Your goal: In how many lines does the string "this" appear? Answer with the number only.

Records from a dataset:
☆ ☆ ☆ ☆ ☆ ☆ ☆
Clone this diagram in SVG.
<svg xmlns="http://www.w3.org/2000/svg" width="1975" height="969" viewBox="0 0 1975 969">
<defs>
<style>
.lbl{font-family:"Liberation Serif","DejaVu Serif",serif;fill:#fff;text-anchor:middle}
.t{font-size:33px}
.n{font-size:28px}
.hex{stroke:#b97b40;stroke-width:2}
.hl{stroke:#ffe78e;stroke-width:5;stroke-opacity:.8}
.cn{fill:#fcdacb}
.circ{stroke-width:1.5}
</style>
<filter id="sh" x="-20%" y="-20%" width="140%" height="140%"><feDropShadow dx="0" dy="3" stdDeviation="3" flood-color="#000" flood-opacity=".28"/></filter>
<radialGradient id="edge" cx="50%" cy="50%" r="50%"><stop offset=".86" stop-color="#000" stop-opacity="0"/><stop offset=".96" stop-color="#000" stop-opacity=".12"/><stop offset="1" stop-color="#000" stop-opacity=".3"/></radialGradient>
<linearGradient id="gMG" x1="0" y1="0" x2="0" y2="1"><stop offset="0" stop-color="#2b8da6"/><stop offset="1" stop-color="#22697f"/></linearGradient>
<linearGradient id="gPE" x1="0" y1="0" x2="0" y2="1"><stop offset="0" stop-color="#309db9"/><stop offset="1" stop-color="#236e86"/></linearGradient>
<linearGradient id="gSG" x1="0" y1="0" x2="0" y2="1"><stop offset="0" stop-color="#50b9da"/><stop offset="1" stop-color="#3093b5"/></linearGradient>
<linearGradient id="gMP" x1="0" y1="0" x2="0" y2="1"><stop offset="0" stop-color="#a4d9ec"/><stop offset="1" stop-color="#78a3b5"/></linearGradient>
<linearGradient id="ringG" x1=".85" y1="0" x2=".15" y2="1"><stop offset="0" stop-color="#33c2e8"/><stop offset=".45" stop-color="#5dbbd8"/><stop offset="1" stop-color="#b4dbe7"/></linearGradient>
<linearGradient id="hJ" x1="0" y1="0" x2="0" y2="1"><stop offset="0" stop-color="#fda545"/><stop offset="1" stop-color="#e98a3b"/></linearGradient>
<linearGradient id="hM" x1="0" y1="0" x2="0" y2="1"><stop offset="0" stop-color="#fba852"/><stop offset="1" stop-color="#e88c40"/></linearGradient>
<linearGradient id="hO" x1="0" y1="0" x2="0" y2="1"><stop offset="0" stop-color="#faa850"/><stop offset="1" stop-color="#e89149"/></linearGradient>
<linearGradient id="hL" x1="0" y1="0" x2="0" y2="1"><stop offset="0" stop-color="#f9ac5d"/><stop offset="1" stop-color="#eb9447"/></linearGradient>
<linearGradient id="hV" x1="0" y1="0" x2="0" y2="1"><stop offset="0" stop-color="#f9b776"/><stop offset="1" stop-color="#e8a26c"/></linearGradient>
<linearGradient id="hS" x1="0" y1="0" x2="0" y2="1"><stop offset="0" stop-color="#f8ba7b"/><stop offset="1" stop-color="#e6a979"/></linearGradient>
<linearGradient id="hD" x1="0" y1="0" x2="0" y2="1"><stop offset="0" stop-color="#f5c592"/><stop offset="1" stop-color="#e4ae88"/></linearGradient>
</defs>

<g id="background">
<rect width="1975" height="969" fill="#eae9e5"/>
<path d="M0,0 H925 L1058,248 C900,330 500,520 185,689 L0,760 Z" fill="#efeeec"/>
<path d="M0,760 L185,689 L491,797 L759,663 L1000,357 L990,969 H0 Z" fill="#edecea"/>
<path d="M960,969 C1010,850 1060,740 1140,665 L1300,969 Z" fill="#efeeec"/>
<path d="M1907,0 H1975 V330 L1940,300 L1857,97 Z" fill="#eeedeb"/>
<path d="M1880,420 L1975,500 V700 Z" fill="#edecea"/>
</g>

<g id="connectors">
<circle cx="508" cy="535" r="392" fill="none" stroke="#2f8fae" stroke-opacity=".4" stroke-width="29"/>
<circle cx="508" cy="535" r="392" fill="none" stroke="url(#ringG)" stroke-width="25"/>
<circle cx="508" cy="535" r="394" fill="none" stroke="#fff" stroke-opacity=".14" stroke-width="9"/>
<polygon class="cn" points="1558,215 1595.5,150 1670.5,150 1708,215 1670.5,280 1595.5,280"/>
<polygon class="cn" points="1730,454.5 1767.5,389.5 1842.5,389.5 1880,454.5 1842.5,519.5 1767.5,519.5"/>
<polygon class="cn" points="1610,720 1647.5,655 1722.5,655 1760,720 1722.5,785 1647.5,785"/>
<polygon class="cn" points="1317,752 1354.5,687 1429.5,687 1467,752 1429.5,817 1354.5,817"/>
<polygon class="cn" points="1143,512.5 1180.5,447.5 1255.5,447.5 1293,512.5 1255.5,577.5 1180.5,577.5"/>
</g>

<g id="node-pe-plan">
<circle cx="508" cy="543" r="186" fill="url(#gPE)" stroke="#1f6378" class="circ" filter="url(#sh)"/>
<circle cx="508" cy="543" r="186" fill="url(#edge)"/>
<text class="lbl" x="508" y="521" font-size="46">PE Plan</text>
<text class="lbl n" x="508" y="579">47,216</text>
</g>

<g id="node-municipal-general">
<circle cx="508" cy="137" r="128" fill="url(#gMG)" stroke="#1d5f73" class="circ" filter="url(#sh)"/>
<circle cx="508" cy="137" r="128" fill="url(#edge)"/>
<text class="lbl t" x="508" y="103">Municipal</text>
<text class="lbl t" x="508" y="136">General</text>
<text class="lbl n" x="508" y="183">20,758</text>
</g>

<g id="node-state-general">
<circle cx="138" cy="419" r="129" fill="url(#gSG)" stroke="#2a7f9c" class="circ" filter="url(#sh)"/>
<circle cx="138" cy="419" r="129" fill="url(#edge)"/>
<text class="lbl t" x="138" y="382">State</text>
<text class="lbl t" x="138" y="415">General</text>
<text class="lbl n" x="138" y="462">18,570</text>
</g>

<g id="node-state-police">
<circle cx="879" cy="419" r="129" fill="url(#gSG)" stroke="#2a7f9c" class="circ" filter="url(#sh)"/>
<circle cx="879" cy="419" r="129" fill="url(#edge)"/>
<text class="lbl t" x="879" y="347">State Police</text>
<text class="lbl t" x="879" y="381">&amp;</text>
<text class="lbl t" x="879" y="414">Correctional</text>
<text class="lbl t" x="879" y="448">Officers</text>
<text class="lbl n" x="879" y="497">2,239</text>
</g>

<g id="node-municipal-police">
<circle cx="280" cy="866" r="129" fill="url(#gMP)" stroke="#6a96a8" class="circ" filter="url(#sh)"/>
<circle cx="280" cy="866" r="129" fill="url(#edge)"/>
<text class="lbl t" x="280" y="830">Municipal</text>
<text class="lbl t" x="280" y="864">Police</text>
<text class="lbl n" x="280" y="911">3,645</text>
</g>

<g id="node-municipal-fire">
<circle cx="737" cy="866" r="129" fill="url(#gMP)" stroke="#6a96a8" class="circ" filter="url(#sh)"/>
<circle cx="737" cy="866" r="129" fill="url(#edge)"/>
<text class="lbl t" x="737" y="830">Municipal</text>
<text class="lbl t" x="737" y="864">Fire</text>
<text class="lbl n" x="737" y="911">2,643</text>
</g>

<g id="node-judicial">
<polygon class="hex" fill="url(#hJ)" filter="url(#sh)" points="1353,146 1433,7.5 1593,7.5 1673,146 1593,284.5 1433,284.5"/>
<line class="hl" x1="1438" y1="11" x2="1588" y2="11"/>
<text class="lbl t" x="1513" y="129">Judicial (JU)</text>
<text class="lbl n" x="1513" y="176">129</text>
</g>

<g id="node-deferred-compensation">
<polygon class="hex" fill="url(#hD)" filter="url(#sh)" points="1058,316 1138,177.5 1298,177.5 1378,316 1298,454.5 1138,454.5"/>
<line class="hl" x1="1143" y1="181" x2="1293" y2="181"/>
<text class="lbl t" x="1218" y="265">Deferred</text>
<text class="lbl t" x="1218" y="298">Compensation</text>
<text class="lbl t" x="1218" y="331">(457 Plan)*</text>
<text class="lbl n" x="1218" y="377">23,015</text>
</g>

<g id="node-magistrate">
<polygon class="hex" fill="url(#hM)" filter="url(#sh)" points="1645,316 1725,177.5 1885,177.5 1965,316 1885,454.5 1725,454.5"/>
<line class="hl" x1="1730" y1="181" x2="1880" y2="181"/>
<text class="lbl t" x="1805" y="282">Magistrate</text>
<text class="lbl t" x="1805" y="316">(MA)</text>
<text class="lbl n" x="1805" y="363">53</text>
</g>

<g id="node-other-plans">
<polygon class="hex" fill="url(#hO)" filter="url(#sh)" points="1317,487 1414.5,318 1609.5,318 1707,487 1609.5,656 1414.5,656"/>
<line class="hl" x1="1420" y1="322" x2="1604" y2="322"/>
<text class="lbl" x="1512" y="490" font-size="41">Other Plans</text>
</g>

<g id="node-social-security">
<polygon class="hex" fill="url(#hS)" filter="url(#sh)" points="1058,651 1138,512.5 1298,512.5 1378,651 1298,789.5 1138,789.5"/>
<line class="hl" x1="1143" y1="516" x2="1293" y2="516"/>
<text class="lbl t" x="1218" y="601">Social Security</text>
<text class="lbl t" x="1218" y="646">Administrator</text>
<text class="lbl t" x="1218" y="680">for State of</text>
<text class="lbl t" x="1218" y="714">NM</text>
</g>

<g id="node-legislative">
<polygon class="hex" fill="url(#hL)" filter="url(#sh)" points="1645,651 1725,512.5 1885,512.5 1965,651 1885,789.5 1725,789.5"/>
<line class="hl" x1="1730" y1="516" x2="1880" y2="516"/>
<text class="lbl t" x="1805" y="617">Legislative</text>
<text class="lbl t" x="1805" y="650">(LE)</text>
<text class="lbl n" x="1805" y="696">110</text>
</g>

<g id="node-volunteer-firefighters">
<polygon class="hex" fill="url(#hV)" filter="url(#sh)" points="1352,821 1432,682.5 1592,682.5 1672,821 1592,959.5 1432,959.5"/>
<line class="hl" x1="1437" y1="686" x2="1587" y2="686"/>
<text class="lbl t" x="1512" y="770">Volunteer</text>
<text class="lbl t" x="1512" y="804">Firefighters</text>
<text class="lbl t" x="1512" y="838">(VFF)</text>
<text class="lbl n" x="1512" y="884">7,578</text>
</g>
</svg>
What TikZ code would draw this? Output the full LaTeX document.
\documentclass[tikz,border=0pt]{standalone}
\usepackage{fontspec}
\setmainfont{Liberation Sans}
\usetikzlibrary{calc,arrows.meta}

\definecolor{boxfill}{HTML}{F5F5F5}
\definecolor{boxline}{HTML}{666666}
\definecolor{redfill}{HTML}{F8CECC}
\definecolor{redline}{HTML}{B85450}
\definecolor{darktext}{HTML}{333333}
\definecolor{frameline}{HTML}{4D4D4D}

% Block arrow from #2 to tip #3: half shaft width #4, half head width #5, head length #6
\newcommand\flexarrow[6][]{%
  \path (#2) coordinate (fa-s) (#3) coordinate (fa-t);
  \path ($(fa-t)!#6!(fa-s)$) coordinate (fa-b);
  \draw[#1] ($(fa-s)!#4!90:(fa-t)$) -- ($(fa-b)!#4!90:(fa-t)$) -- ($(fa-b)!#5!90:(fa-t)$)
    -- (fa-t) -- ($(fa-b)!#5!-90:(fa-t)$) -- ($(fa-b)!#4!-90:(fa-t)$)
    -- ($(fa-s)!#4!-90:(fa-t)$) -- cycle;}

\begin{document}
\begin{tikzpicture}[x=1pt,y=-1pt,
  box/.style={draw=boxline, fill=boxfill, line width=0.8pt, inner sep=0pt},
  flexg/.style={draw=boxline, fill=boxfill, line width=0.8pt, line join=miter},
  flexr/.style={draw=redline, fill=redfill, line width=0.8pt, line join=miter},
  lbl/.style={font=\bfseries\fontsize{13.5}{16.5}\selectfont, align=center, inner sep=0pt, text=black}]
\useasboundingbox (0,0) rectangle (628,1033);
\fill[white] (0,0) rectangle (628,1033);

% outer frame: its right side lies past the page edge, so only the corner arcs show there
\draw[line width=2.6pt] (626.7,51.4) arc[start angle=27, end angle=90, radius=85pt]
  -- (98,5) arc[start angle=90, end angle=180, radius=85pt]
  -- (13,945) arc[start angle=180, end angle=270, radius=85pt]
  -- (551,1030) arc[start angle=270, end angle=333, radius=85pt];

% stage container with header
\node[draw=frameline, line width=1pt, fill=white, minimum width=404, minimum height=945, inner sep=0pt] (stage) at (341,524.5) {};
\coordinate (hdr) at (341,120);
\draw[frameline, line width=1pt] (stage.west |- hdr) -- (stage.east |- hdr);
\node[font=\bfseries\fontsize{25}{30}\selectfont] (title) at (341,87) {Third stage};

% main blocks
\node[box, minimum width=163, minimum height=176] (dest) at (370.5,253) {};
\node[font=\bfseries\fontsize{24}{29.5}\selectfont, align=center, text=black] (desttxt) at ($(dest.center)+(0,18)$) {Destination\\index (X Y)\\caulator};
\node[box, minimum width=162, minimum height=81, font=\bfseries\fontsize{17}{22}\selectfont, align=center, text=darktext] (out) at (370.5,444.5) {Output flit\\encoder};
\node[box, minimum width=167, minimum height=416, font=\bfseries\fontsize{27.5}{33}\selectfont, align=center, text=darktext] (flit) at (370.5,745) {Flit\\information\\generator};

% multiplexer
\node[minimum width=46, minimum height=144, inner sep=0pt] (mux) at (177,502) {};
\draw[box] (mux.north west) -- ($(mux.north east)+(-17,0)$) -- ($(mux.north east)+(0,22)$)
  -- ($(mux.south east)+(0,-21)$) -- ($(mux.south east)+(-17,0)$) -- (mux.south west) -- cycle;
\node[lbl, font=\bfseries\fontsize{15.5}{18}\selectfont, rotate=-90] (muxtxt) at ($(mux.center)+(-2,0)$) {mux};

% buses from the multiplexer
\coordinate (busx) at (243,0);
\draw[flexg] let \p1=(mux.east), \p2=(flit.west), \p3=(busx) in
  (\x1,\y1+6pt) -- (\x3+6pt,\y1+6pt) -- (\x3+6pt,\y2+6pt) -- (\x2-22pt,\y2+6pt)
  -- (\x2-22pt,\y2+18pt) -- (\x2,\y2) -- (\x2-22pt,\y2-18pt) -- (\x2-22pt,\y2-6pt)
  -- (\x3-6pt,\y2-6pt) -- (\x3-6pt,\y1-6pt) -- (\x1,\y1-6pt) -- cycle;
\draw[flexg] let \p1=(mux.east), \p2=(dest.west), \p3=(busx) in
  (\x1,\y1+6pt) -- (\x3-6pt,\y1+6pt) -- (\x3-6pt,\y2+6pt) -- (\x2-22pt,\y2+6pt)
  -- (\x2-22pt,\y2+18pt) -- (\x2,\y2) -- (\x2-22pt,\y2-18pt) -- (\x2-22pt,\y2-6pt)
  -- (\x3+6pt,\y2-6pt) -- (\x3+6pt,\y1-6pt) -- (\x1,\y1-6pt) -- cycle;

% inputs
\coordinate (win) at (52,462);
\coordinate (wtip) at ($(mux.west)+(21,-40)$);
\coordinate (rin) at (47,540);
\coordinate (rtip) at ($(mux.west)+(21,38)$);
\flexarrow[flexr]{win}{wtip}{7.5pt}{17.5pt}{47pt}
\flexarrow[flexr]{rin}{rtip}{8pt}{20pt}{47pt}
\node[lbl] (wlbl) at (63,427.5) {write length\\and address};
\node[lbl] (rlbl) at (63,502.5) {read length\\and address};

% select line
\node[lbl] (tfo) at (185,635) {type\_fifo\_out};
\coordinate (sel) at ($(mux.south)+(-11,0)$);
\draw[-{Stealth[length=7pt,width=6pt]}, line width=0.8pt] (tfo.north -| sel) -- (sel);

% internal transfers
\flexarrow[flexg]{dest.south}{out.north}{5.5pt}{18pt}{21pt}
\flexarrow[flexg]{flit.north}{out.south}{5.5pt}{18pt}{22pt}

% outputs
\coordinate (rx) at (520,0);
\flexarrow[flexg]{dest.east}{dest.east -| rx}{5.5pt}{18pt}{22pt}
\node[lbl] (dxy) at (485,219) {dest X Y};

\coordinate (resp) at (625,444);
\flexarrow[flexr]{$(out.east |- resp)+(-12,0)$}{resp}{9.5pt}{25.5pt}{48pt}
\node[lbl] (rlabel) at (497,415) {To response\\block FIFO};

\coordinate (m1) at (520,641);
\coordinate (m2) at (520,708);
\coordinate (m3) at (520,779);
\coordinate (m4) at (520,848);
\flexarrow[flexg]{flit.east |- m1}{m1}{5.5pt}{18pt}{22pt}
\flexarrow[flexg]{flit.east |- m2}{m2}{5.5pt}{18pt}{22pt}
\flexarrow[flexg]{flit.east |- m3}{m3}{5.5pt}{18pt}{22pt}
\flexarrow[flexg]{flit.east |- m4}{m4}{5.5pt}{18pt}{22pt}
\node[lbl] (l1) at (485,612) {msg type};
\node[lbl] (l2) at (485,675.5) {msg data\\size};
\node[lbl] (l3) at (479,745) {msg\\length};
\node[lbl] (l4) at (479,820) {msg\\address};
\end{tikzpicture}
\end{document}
☆ ☆ ☆ ☆ ☆ ☆ ☆
Worked answer: 2